# Fry food list for various stages of growth?



## Karen00 (Sep 19, 2016)

Hello all,

I’m looking for help with fry food that will work for the various growth stages and development leading up to being able to eat adult food. For reference I’m talking about guppy sized fry. I searched this forum and did some google searches but I couldn’t find a good list age. If there is already a list please provide the link. 

I have some guppy fry that are going into their second month. I started with microworms for their first month along with some powdered fry starter. I’m still doing the microworms and fry starter now that they’re into their second month but I have also added some baby brine shrimp.

It’s easy to find food for newly hatched/born fry but no reference on what food to give them as they get older.

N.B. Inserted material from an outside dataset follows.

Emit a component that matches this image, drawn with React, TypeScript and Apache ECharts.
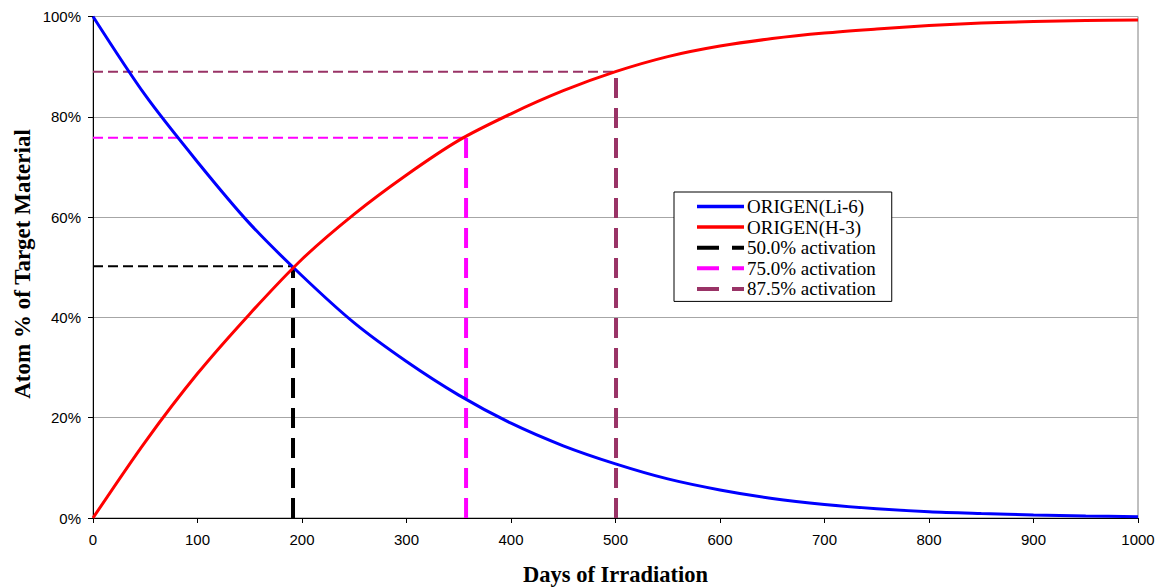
import React, { useEffect, useRef } from "react";
import * as echarts from "echarts";

const days = [0, 50, 100, 150, 200, 250, 300, 350, 400, 450, 500, 550, 600, 650, 700, 750, 800, 850, 900, 950, 1000];
const li6 = [100, 84.3, 71.0, 58.7, 48.3, 38.9, 31.2, 24.5, 18.9, 14.4, 10.8, 7.8, 5.6, 3.9, 2.7, 1.85, 1.26, 0.9, 0.6, 0.4, 0.26];
const h3 = [0, 15.2, 28.8, 40.7, 51.6, 60.6, 68.4, 75.3, 80.6, 85.2, 89.0, 92.0, 94.1, 95.6, 96.7, 97.5, 98.2, 98.7, 99.0, 99.2, 99.3];

const activationNames = ["50.0% activation", "75.0% activation", "87.5% activation"];
const activationDays = [191.4, 357, 500.5];
const activationLevels = [50.2, 75.8, 89.0];
const activationColors = ["#000000", "#ff00ff", "#993366"];

const yTicks = [0, 20, 40, 60, 80, 100];

export default function App() {
  const ref = useRef<HTMLDivElement>(null);
  useEffect(() => {
    document.body.style.margin = "0";
    const chart = echarts.init(ref.current!, null, { renderer: "svg" });
    const series: any[] = [];
    activationNames.forEach((name, i) => {
      series.push({
        name: name + " level",
        type: "line",
        data: [[0, activationLevels[i]], [activationDays[i], activationLevels[i]]],
        symbol: "none",
        lineStyle: { color: activationColors[i], width: 2, type: [10, 5] },
        itemStyle: { color: activationColors[i] },
        z: 1,
      });
      series.push({
        name,
        type: "line",
        data: [[activationDays[i], 0], [activationDays[i], activationLevels[i]]],
        symbol: "none",
        lineStyle: { color: activationColors[i], width: 4, type: [20, 10] },
        itemStyle: { color: activationColors[i] },
        z: 1,
      });
    });
    series.unshift(
      {
        name: "ORIGEN(Li-6)",
        type: "line",
        data: days.map((d, i) => [d, li6[i]]),
        symbol: "none",
        smooth: 0.3,
        lineStyle: { color: "#0000ff", width: 3 },
        itemStyle: { color: "#0000ff" },
        z: 3,
      },
      {
        name: "ORIGEN(H-3)",
        type: "line",
        data: days.map((d, i) => [d, h3[i]]),
        symbol: "none",
        smooth: 0.3,
        lineStyle: { color: "#ff0000", width: 3 },
        itemStyle: { color: "#ff0000" },
        z: 3,
      }
    );
    const legendData = [
      { name: "ORIGEN(Li-6)", lineStyle: { color: "#0000ff", width: 3.5, type: "solid" } },
      { name: "ORIGEN(H-3)", lineStyle: { color: "#ff0000", width: 3.5, type: "solid" } },
      ...activationNames.map((n, i) => ({
        name: n,
        lineStyle: { color: activationColors[i], width: 4, type: [22, 13] },
      })),
    ];
    chart.setOption({
      animation: false,
      grid: { left: 93, right: 24, top: 16.5, bottom: 69, show: true, borderColor: "#808080", borderWidth: 1 },
      xAxis: {
        type: "value",
        min: 0,
        max: 1000,
        interval: 100,
        axisLine: { show: true, onZero: false, lineStyle: { color: "#000", width: 1 } },
        axisTick: { show: true, inside: false, length: 5, lineStyle: { color: "#000" } },
        axisLabel: { color: "#000", fontFamily: "Liberation Sans", fontSize: 15, margin: 14, formatter: (v: number) => String(v) },
        splitLine: { show: false },
      },
      yAxis: {
        type: "value",
        min: yTicks[0],
        max: yTicks[yTicks.length - 1],
        interval: 20,
        axisLine: { show: true, lineStyle: { color: "#000", width: 1 } },
        axisTick: { show: true, inside: false, length: 5, lineStyle: { color: "#000" } },
        axisLabel: { color: "#000", fontFamily: "Liberation Sans", fontSize: 15, margin: 12, formatter: "{value}%" },
        splitLine: { show: true, lineStyle: { color: "#a6a6a6", width: 1 } },
      },
      legend: {
        data: legendData,
        orient: "vertical",
        left: 674,
        top: 192,
        padding: [5, 16, 3, 21],
        itemGap: 1.6,
        itemWidth: 47,
        itemHeight: 15,
        borderColor: "#000",
        borderWidth: 1,
        backgroundColor: "#fff",
        itemStyle: { opacity: 0 },
        textStyle: { color: "#000", fontFamily: "Liberation Serif", fontSize: 19, lineHeight: 19, padding: [0, 0, 0, -2] },
      },
      graphic: [
        {
          type: "text",
          x: 615.5,
          y: 574,
          style: {
            text: "Days of Irradiation",
            fontFamily: "Liberation Serif",
            fontWeight: "bold",
            fontSize: 22.5,
            fill: "#000",
            align: "center",
            verticalAlign: "middle",
          },
        },
        {
          type: "text",
          x: 22.5,
          y: 264,
          rotation: Math.PI / 2,
          style: {
            text: "Atom % of Target Material",
            fontFamily: "Liberation Serif",
            fontWeight: "bold",
            fontSize: 23,
            fill: "#000",
            align: "center",
            verticalAlign: "middle",
          },
        },
      ],
      series,
    });
    return () => chart.dispose();
  }, []);
  return <div ref={ref} style={{ width: 1162, height: 587 }} />;
}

I have compiled a list below of what I think will work for the various stages. I’m hoping to get some input to add to this list as well as adjust it. The way I have done the list is that if the food is listed on the same line then I consider them to be the same size (approximately). They go from smallest to largest within each group. For example. Microworms and vinegar eels are approximately the same size but are bigger than Walter worms but all of the food in this group should work for most fry from newly hatched/born to 30 days. I have ordered them based on what I have read but I hope to get verification from the folks on this forum.

Feel free to add to this but to also move around. For example are daphnia a lot larger than baby brine shrimp? If so then it should be moved down a line (possibly in between BBS and Grindals).

This list includes Live, Frozen, Dry/Powder and Liquid.

If this list also works for larger fish fry then please add your thoughts. I have no experience beyond guppy sized fish so am not sure if this works for larger fish fry (maybe larger fish fry would start at the 30 day food supply because of their size?).

0 – 30 days
- Banana worms (I read these are smaller than Walter worms, not sure if it’s correct)
- Walter worms
- Microworms, vinegar eels
- Fry starter powder, Liquifry (I have only heard of this product)
- Others?

30 – 90 days
- All of the above plus...
- Baby brine shrimp, daphnia, copepods
- Grindal worms (too big? Might work if cut up?)
- Tubifex worms (too big? Might work if cut up?)
- Others?

90 – 180 days
- All of the above plus...
- Adult food (possibly crushed or cut up if needed) or will they still need fry food at this stage?

Thanks!


----------